Bus firm offers travel lying down
A California company is applying the sleeper-car concept of the railways to the humble bus.
A San Francisco startup is offering a lie-flat service on journeys between San Francisco and Los Angeles, complete with attendant, free Wi-Fi, in-seat power sockets, coffee and on-board bathrooms.
Passengers on board the “Sleepbus” will be given bunks with privacy screens and clean sheets for the 61/2-hour overnight trip.
Seats swiftly sold out for the initial runs last month and a company spokesman said there are plans to switch to double-decker buses with upstairs bunks and a downstairs lounge.
Fares start at US$65 each way.
Restaurant takes food buff to another level
More than 20,000 people are on a waiting list to eat in the buff at London’s newest pop-up restaurant.

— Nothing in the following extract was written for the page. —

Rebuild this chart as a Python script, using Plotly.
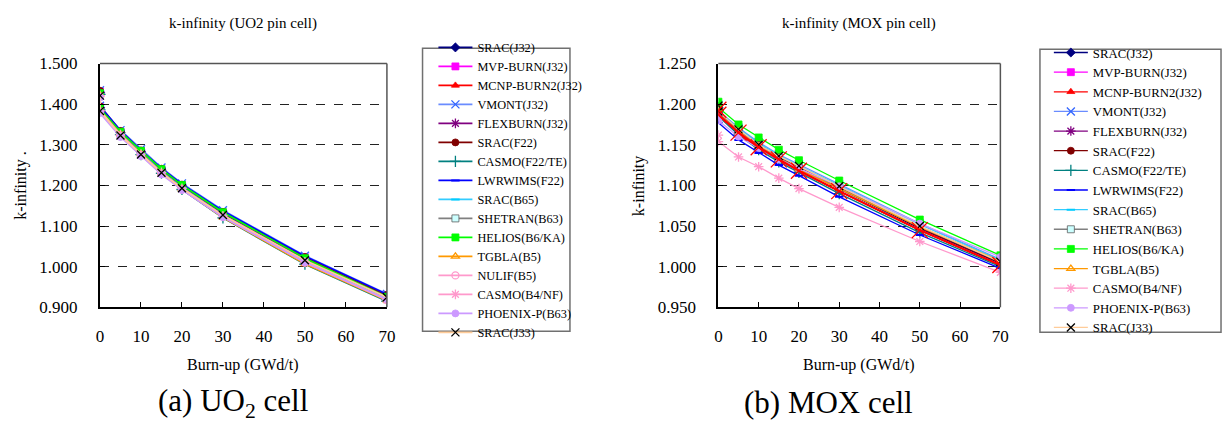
import plotly.graph_objects as go

# Burn-up steps (GWd/t); the first two points are both at 0 (Xe-free and equilibrium Xe)
burnup = [0, 0, 5, 10, 15, 20, 30, 50, 70]

# ---- UO2 pin cell k-infinity ----
uo2_codes = ["SRAC(J32)", "MVP-BURN(J32)", "MCNP-BURN2(J32)", "VMONT(J32)", "FLEXBURN(J32)",
             "SRAC(F22)", "CASMO(F22/TE)", "LWRWIMS(F22)", "SRAC(B65)", "SHETRAN(B63)",
             "HELIOS(B6/KA)", "TGBLA(B5)", "NULIF(B5)", "CASMO(B4/NF)", "PHOENIX-P(B63)", "SRAC(J33)"]
uo2_srac_j32 = [1.429, 1.391, 1.331, 1.283, 1.238, 1.199, 1.131, 1.020, 0.927]
uo2_mvp = [1.431, 1.393, 1.333, 1.285, 1.240, 1.201, 1.134, 1.023, 0.930]
uo2_mcnp = [1.430, 1.392, 1.332, 1.284, 1.239, 1.200, 1.133, 1.022, 0.929]
uo2_vmont = [1.434, 1.396, 1.336, 1.289, 1.244, 1.205, 1.139, 1.027, 0.933]
uo2_flexburn = [1.428, 1.390, 1.330, 1.282, 1.237, 1.198, 1.131, 1.019, 0.926]
uo2_srac_f22 = [1.433, 1.395, 1.334, 1.286, 1.241, 1.202, 1.135, 1.024, 0.931]
uo2_casmo_f22 = [1.424, 1.386, 1.325, 1.276, 1.230, 1.190, 1.120, 1.006, 0.915]
uo2_lwrwims = [1.432, 1.394, 1.335, 1.287, 1.242, 1.203, 1.137, 1.026, 0.932]
uo2_srac_b65 = [1.426, 1.388, 1.328, 1.280, 1.234, 1.195, 1.127, 1.014, 0.921]
uo2_shetran = [1.425, 1.387, 1.327, 1.279, 1.233, 1.194, 1.126, 1.013, 0.920]
uo2_helios = [1.427, 1.389, 1.332, 1.285, 1.240, 1.201, 1.134, 1.021, 0.926]
uo2_tgbla = [1.422, 1.385, 1.326, 1.277, 1.231, 1.191, 1.121, 1.007, 0.917]
uo2_nulif = [1.418, 1.381, 1.322, 1.274, 1.229, 1.190, 1.123, 1.010, 0.918]
uo2_casmo_b4 = [1.421, 1.384, 1.325, 1.277, 1.232, 1.193, 1.125, 1.012, 0.919]
uo2_phoenix = [1.416, 1.378, 1.319, 1.272, 1.227, 1.189, 1.122, 1.011, 0.920]
uo2_srac_j33 = [1.421, 1.383, 1.323, 1.276, 1.231, 1.193, 1.127, 1.016, 0.925]
uo2_values = [uo2_srac_j32, uo2_mvp, uo2_mcnp, uo2_vmont, uo2_flexburn, uo2_srac_f22,
              uo2_casmo_f22, uo2_lwrwims, uo2_srac_b65, uo2_shetran, uo2_helios,
              uo2_tgbla, uo2_nulif, uo2_casmo_b4, uo2_phoenix, uo2_srac_j33]

# ---- MOX pin cell k-infinity ----
mox_codes = ["SRAC(J32)", "MVP-BURN(J32)", "MCNP-BURN2(J32)", "VMONT(J32)", "FLEXBURN(J32)",
             "SRAC(F22)", "CASMO(F22/TE)", "LWRWIMS(F22)", "SRAC(B65)", "SHETRAN(B63)",
             "HELIOS(B6/KA)", "TGBLA(B5)", "CASMO(B4/NF)", "PHOENIX-P(B63)", "SRAC(J33)"]
mox_srac_j32 = [1.196, 1.189, 1.167, 1.149, 1.134, 1.121, 1.096, 1.047, 1.004]
mox_mvp = [1.197, 1.190, 1.168, 1.150, 1.135, 1.122, 1.097, 1.049, 1.006]
mox_mcnp = [1.193, 1.187, 1.165, 1.147, 1.132, 1.118, 1.093, 1.045, 1.002]
mox_vmont = [1.199, 1.192, 1.171, 1.153, 1.138, 1.126, 1.101, 1.053, 1.009]
mox_flexburn = [1.194, 1.187, 1.164, 1.146, 1.131, 1.118, 1.093, 1.045, 1.002]
mox_srac_f22 = [1.197, 1.190, 1.168, 1.150, 1.135, 1.122, 1.097, 1.048, 1.005]
mox_casmo_f22 = [1.192, 1.185, 1.162, 1.144, 1.129, 1.116, 1.090, 1.042, 1.000]
mox_lwrwims = [1.182, 1.177, 1.156, 1.140, 1.125, 1.112, 1.086, 1.039, 0.998]
mox_srac_b65 = [1.198, 1.191, 1.170, 1.152, 1.137, 1.124, 1.100, 1.052, 1.008]
mox_shetran = [1.196, 1.189, 1.167, 1.149, 1.134, 1.121, 1.097, 1.049, 1.006]
mox_helios = [1.203, 1.196, 1.175, 1.159, 1.144, 1.131, 1.106, 1.058, 1.014]
mox_tgbla = [1.195, 1.188, 1.166, 1.148, 1.133, 1.120, 1.096, 1.049, 1.007]
mox_casmo_b4 = [1.162, 1.154, 1.135, 1.123, 1.109, 1.096, 1.073, 1.031, 0.993]
mox_phoenix = [1.186, 1.180, 1.160, 1.146, 1.132, 1.121, 1.099, 1.053, 1.012]
mox_srac_j33 = [1.198, 1.191, 1.169, 1.150, 1.136, 1.124, 1.099, 1.050, 1.006]
mox_values = [mox_srac_j32, mox_mvp, mox_mcnp, mox_vmont, mox_flexburn, mox_srac_f22,
              mox_casmo_f22, mox_lwrwims, mox_srac_b65, mox_shetran, mox_helios,
              mox_tgbla, mox_casmo_b4, mox_phoenix, mox_srac_j33]

# Line / marker style per code
styles = {
    "SRAC(J32)": dict(line="#000080", symbol="diamond", fill="#000080", mline="#000080"),
    "MVP-BURN(J32)": dict(line="#FF00FF", symbol="square", fill="#FF00FF", mline="#FF00FF"),
    "MCNP-BURN2(J32)": dict(line="#FF0000", symbol="triangle-up", fill="#FF0000", mline="#FF0000"),
    "VMONT(J32)": dict(line="#6A8CFF", symbol="x-thin-open", fill="#3366FF", mline="#3366FF"),
    "FLEXBURN(J32)": dict(line="#800080", symbol="asterisk-open", fill="#800080", mline="#800080"),
    "SRAC(F22)": dict(line="#800000", symbol="circle", fill="#800000", mline="#800000"),
    "CASMO(F22/TE)": dict(line="#008080", symbol="cross-thin-open", fill="#008080", mline="#008080"),
    "LWRWIMS(F22)": dict(line="#0000FF", symbol="line-ew-open", fill="#0000FF", mline="#0000FF"),
    "SRAC(B65)": dict(line="#33CCFF", symbol="line-ew-open", fill="#00CCFF", mline="#00CCFF"),
    "SHETRAN(B63)": dict(line="#808080", symbol="square", fill="#CCFFFF", mline="#606060"),
    "HELIOS(B6/KA)": dict(line="#00FF00", symbol="square", fill="#00FF00", mline="#00FF00"),
    "TGBLA(B5)": dict(line="#FF9900", symbol="triangle-up-open", fill="#FF9900", mline="#FF9900"),
    "NULIF(B5)": dict(line="#FF99CC", symbol="circle-open", fill="#FF99CC", mline="#FF99CC"),
    "CASMO(B4/NF)": dict(line="#FF99CC", symbol="asterisk-open", fill="#FF99CC", mline="#FF99CC"),
    "PHOENIX-P(B63)": dict(line="#CC99FF", symbol="circle", fill="#CC99FF", mline="#CC99FF"),
    "SRAC(J33)": dict(line="#FFCC99", symbol="x-thin-open", fill="#000000", mline="#000000"),
}

SERIF = "'Liberation Serif', 'Times New Roman', 'DejaVu Serif', serif"
W, H = 1232, 434
fig = go.Figure()


def add_series(codes, values, xaxis, yaxis, legend, lw):
    for name, ys in zip(codes, values):
        st = styles[name]
        open_sym = st["symbol"].endswith("-open")
        size = 7
        if st["symbol"].startswith("line-ew"):
            size = 6
        if st["symbol"] in ("x-thin-open", "cross-thin-open", "asterisk-open"):
            size = 8
        fig.add_trace(go.Scatter(
            x=burnup, y=ys, name=name, mode="lines+markers",
            xaxis=xaxis, yaxis=yaxis, legend=legend,
            line=dict(color=st["line"], width=lw),
            marker=dict(symbol=st["symbol"], size=size,
                        color=st["mline"] if open_sym else st["fill"],
                        line=dict(color=st["mline"],
                                  width=2 if st["symbol"].startswith("line-ew") else (1.3 if open_sym else 0.8)))))


add_series(uo2_codes, uo2_values, "x", "y", "legend", 1.6)
add_series(mox_codes, mox_values, "x2", "y2", "legend2", 1.3)

# Large red crosses drawn on the MCNP-BURN2 points of the MOX panel
fig.add_trace(go.Scatter(
    x=burnup, y=mox_mcnp, mode="lines+markers", xaxis="x2", yaxis="y2", showlegend=False,
    line=dict(color="#FF0000", width=2.2),
    marker=dict(symbol="x-thin-open", size=16, color="#FF0000", line=dict(color="#FF0000", width=1.3))))

xdom1 = [97 / W, 387 / W]
xdom2 = [722 / W, 1007 / W]
ydom = [1 - 312 / H, 1 - 57 / H]

xaxis_common = dict(range=[0, 70], tickvals=[0, 10, 20, 30, 40, 50, 60, 70], ticks="inside",
                    ticklen=5, tickcolor="black", showline=True, linecolor="black", linewidth=2,
                    showgrid=False, zeroline=False, ticklabelstandoff=12,
                    tickfont=dict(family=SERIF, size=17, color="black"))
yaxis_common = dict(ticks="inside", ticklen=5, tickcolor="black", showline=True,
                    linecolor="black", linewidth=2, showgrid=True, gridcolor="#222222",
                    griddash="dash", gridwidth=1, zeroline=False, ticklabelstandoff=17,
                    tickfont=dict(family=SERIF, size=17, color="black"))

legend_common = dict(bgcolor="rgba(0,0,0,0)", borderwidth=0, itemwidth=34,
                     tracegroupgap=0, xanchor="left", yanchor="top", traceorder="normal")

fig.update_layout(
    width=W, height=H, margin=dict(l=0, r=0, t=0, b=0),
    paper_bgcolor="white", plot_bgcolor="white", showlegend=True,
    font=dict(family=SERIF),
    xaxis=dict(domain=xdom1, anchor="y", **xaxis_common),
    yaxis=dict(domain=ydom, anchor="x", range=[0.9, 1.5],
               tickvals=[0.9, 1.0, 1.1, 1.2, 1.3, 1.4, 1.5],
               ticktext=["0.900", "1.000", "1.100", "1.200", "1.300", "1.400", "1.500"],
               **yaxis_common),
    xaxis2=dict(domain=xdom2, anchor="y2", **xaxis_common),
    yaxis2=dict(domain=ydom, anchor="x2", range=[0.95, 1.25],
                tickvals=[0.95, 1.0, 1.05, 1.1, 1.15, 1.2, 1.25],
                ticktext=["0.950", "1.000", "1.050", "1.100", "1.150", "1.200", "1.250"],
                **yaxis_common),
    legend=dict(x=434 / W, y=1 - 25 / H, font=dict(family=SERIF, size=12.3, color="black"),
                **legend_common),
    legend2=dict(x=1056 / W, y=1 - 30 / H, font=dict(family=SERIF, size=12.8, color="black"),
                 **legend_common),
)

# Legend frames
fig.add_shape(type="rect", xref="paper", yref="paper", x0=423 / W, x1=572 / W,
              y0=1 - 337 / H, y1=1 - 41 / H, line=dict(color="#707070", width=1.5), layer="below")
fig.add_shape(type="rect", xref="paper", yref="paper", x0=1047 / W, x1=1230 / W,
              y0=1 - 338 / H, y1=1 - 42 / H, line=dict(color="#707070", width=1.5), layer="below")

# Gray frame on the top and right of each plot area
for xr, yr in (("x domain", "y domain"), ("x2 domain", "y2 domain")):
    fig.add_shape(type="line", xref=xr, yref=yr, x0=0, x1=1, y0=1, y1=1,
                  line=dict(color="#555555", width=1.5))
    fig.add_shape(type="line", xref=xr, yref=yr, x0=1, x1=1, y0=0, y1=1,
                  line=dict(color="#555555", width=1.5))


def text(x, y, s, size, angle=0):
    fig.add_annotation(x=x / W, y=1 - y / H, xref="paper", yref="paper", text=s,
                       showarrow=False, xanchor="center", yanchor="middle", textangle=angle,
                       font=dict(family=SERIF, size=size, color="black"))


text(242, 15, "k-infinity (UO2 pin cell)", 15)
text(864, 15, "k-infinity (MOX pin cell)", 15)
text(242, 372, "Burn-up (GWd/t)", 16)
text(864, 372, "Burn-up (GWd/t)", 16)
text(17, 185, "k-infinity .", 16, -90)
text(642, 185, "k-infinity", 16, -90)
text(231, 412, "(a) UO<sub>2</sub> cell", 31)
text(833, 412, "(b) MOX cell", 31)

fig.write_html("out.html")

The Bunyadi, which is opening in June for a three-month run, will be split into “naked and pure” and “non-naked” sections, with staff also semi-clothed.
The naked theme will extend to the menu, with meals served on handmade clay plates and featuring all-natural ingredients. Even the cutlery will be edible. The stripped-down motif is picked up in the decor, which leans to earthy wooden furniture and wicker partitions lit up by soft candle light.
“Everything patrons interact with is bare and naked,” said Seb Lyall, the founder of pop-up specialists Lollipop.
Lost in translation? There’s T-shirt for that
Three Swiss entrepreneurs have devised the perfect tool for travellers tired of lugging around translation guides — a T-shirt that will speak for you.
The Iconspeak tees are plastered with 40 icons showing everything from beds to coffee to jets to Wi-Fi hot spots.
Based on the notion of a universal sign language, flustered tourists need only point to the appropriate icon to bemused locals.
The company was set up by tourists Florian Nast, George Horn and Stefan Streit after a 2013 motorbike journey around Vietnam that was marred by mechanical troubles, forcing them to draw pictures on scrap paper.
Their Iconspeak concept has now been expanded to tote bags, undershirts and hats.
U.K. hedging its bets over high-speed rail
A small group of hedgehogs is threatening to derail a high-speed rail scheme that would link London with Birmingham, Britain’s secondbiggest city.
Animal experts at London Zoo say about a dozen of the wild animals, resembling small porcupines, are threatened with extinction from London parkland if the HS2 line goes through.
The London Zoological Society, which runs the zoo in Regent’s Park, has now joined hundreds of petitioners objecting to the rail project.
Fay Vass, of the British Hedgehog Preservation Society, told the Mail on Sunday: “It’s the only Royal Park with a hedgehog population.”